I’m caught in a vicious cycle of not caring what I eat then suddenly being overcome by guilt and trying to get right. So what do I do to make myself feel better? I go onto IG of course. I enjoy tracking people’s attempts at working out only to fail after week one. I completely get them. They are my people. I mean, last week, after looking and relooking at Ashanti’s IG and her bangin’ bod I psyched myself up for the gym. I started psyching myself up on Monday. By Friday I hadn’t even removed my gym bag from the corner of the closet I hid it in to avoid the guilt that came with seeing it every day. But I did successfully check out a ton of workout vids on IG.
And by Saturday afternoon I had packed my gym bag. My grand plan was to go for a one-hour high intensity workout after my salon date. I went to the salon. Then stopped by the supermarket to pick some water because I was thirsty and hydration is important when one plans to work out. I started driving towards the gym. Next thing I knew, I somehow missed the turning to the gym and drove straight home. I told myself it was for a reason because the clouds were fat with rain and I needed to get our laundry from the line. I mean, who wants their clothes getting wet after all the work of washing them? Logical Practical reasons.

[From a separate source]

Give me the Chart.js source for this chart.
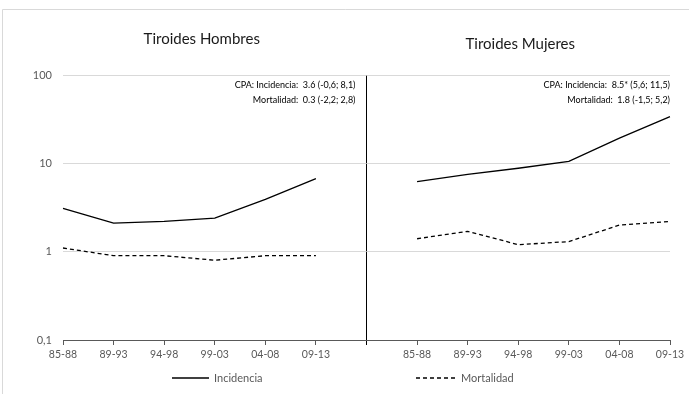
<!DOCTYPE html>
<html>
<head>
<meta charset="utf-8">
<script src="https://cdn.jsdelivr.net/npm/chart.js@4"></script>
<style>
  html, body { margin: 0; padding: 0; background: #fff; }
  #wrap { width: 689px; height: 394px; }
</style>
</head>
<body>
<div id="wrap"><canvas id="chart" width="689" height="394"></canvas></div>
<script>
// periodos (se repiten para hombres y mujeres)
var periods = ['85-88', '89-93', '94-98', '99-03', '04-08', '09-13'];
var incHombres = [3.1, 2.1, 2.2, 2.4, 3.9, 6.7];
var mortHombres = [1.1, 0.9, 0.9, 0.8, 0.9, 0.9];
var incMujeres = [6.2, 7.5, 8.8, 10.5, 19.3, 33.8];
var mortMujeres = [1.4, 1.7, 1.2, 1.3, 2.0, 2.2];
var yTicks = [0.1, 1, 10, 100];
var titles = ['Tiroides Hombres', 'Tiroides Mujeres'];
var cpaHombres = ['CPA: Incidencia:  3.6 (-0,6; 8,1)', 'Mortalidad:  0.3 (-2,2; 2,8)'];
var cpaMujeres = ['CPA: Incidencia:  8.5* (5,6; 11,5)', 'Mortalidad:  1.8 (-1,5; 5,2)'];

var FONT = 'Lato, "Open Sans", sans-serif';
var labels = periods.concat([''], periods);
var incData = incHombres.concat([null], incMujeres);
var mortData = mortHombres.concat([null], mortMujeres);

var decor = {
  id: 'decor',
  beforeDraw: function(chart){
    var c = chart.ctx;
    c.save();
    c.fillStyle = '#fff';
    c.fillRect(0, 0, chart.width, chart.height);
    c.strokeStyle = '#d9d9d9';
    c.lineWidth = 1;
    c.beginPath();
    c.moveTo(2.5, chart.height);
    c.lineTo(2.5, 9.5);
    c.lineTo(chart.width, 9.5);
    c.stroke();
    c.restore();
  },
  afterDraw: function(chart){
    var c = chart.ctx;
    var xs = chart.scales.x;
    var left = xs.getPixelForValue(0), mid = xs.getPixelForValue(6), right = xs.getPixelForValue(12);
    c.save();
    // titulos
    c.fillStyle = '#1a1a1a';
    c.font = '15px ' + FONT;
    c.textAlign = 'center';
    c.textBaseline = 'middle';
    c.fillText(titles[0], (left + mid) / 2 - 13, 39);
    c.fillText(titles[1], (mid + right) / 2 + 2, 44);
    // CPA
    c.font = '9px ' + FONT;
    c.textAlign = 'right';
    c.fillStyle = '#000';
    c.fillText(cpaHombres[0], mid - 11, 85);
    c.fillText(cpaHombres[1], mid - 11, 100);
    c.fillText(cpaMujeres[0], right, 85);
    c.fillText(cpaMujeres[1], right, 100);
    // leyenda
    var ly = 378;
    c.strokeStyle = '#000';
    c.lineWidth = 1.3;
    c.beginPath();
    c.moveTo(172, ly); c.lineTo(209, ly);
    c.stroke();
    c.setLineDash([4, 3]);
    c.beginPath();
    c.moveTo(416, ly); c.lineTo(456, ly);
    c.stroke();
    c.setLineDash([]);
    c.font = '11px ' + FONT;
    c.textAlign = 'left';
    c.fillStyle = '#595959';
    c.fillText('Incidencia', 214, ly);
    c.fillText('Mortalidad', 461, ly);
    c.restore();
  }
};

var canvas = document.getElementById('chart');
new Chart(canvas, {
  type: 'line',
  data: {
    labels: labels,
    datasets: [
      {
        label: 'Incidencia',
        data: incData,
        borderColor: '#000',
        borderWidth: 1.3,
        pointRadius: 0,
        tension: 0,
        spanGaps: false
      },
      {
        label: 'Mortalidad',
        data: mortData,
        borderColor: '#000',
        borderWidth: 1.3,
        borderDash: [4, 3],
        pointRadius: 0,
        tension: 0,
        spanGaps: false
      }
    ]
  },
  options: {
    responsive: false,
    animation: false,
    layout: { padding: { left: 0, right: 19, top: 75, bottom: 0 } },
    plugins: {
      legend: { display: false },
      tooltip: { enabled: false }
    },
    scales: {
      x: {
        type: 'category',
        offset: false,
        grid: {
          offset: false,
          drawOnChartArea: true,
          color: function(ctx){ return ctx.index === 6 ? '#000' : 'rgba(0,0,0,0)'; },
          tickColor: function(ctx){ return ctx.index === 6 ? '#000' : '#595959'; },
          tickLength: 5,
          lineWidth: 1
        },
        border: { display: true, color: '#595959', width: 1 },
        ticks: {
          autoSkip: false,
          maxRotation: 0,
          color: '#595959',
          font: { family: FONT, size: 10.5 },
          padding: 3
        },
        afterFit: function(scale){ scale.height = 54; }
      },
      y: {
        type: 'logarithmic',
        min: 0.1,
        max: 100,
        afterBuildTicks: function(axis){
          axis.ticks = yTicks.map(function(v){ return { value: v }; });
        },
        grid: {
          color: function(ctx){ return ctx.tick && ctx.tick.value === 0.1 ? 'rgba(0,0,0,0)' : '#d9d9d9'; },
          drawTicks: false,
          lineWidth: 1
        },
        border: { display: false },
        ticks: {
          color: '#595959',
          font: { family: FONT, size: 11 },
          padding: 11,
          callback: function(v){ return v === 0.1 ? '0,1' : String(v); }
        },
        afterFit: function(scale){ scale.width = 63; }
      }
    }
  },
  plugins: [decor]
});
</script>
</body>
</html>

And I did indeed make it to the gym on Sunday morning before going to church. And it felt great. I mean, I still remember that exhilarating post workout feeling. To be honest, I think I’ve used up more energy trying to cling on to that feeling in the week since I was last seen at the gym, than I used at the gym that morning. I’ve used all sorts of excuses this week; from work to not feeling well to needing to be home to cook for bae. Name it, I’ve used it.
And I feel terrible, I really do. I’ve been spending a considerable amount of time in front of the giant mirror I convinced the husband to buy, scrutinizing my body for signs of weight gain. I’ve checked out both my on and off-duty – on is when I suck in my stomach, telling myself it’s a great exercise for the core, off is when I just let it all hang out. I think the husband only sees that when I’m dead asleep and have therefore lost all consciousness and/or will to hold onto the on-duty stomach – versions of my body and told myself I’m not doing too badly.
That was, until yesterday when I put on some small shorts and they fit better than they did when I wore them during our honeymoon. I should have been happy right? Wrong. I realized they’re marked size 18 UK. I’ve been a size 14 UK bottom for the last couple of years so why the hell am I fitting perfectly into shorts that a size 18 UK? Do you know what that did to my weight-esteem? I mean really…I know for sure that I’ve not gone up two sizes but damn!
So, what is my plan of action. I’m finishing this little rant then I am going to have a small breakfast while I scroll through IG looking for workout videos. I need inspiration. I won’t lie and pretend that I do not draw immense pleasure from seeing people continuously post their workout pics and videos only to see no difference in their before and after pics/real life because you know what: I’m a sadist. I am. I want us all to be fat together. I want us all to plan our trips to Cold Stone and all other sinful places and not give a pig’s badonk about our weight.
I want us to be in this struggle together. Is that too much to ask for?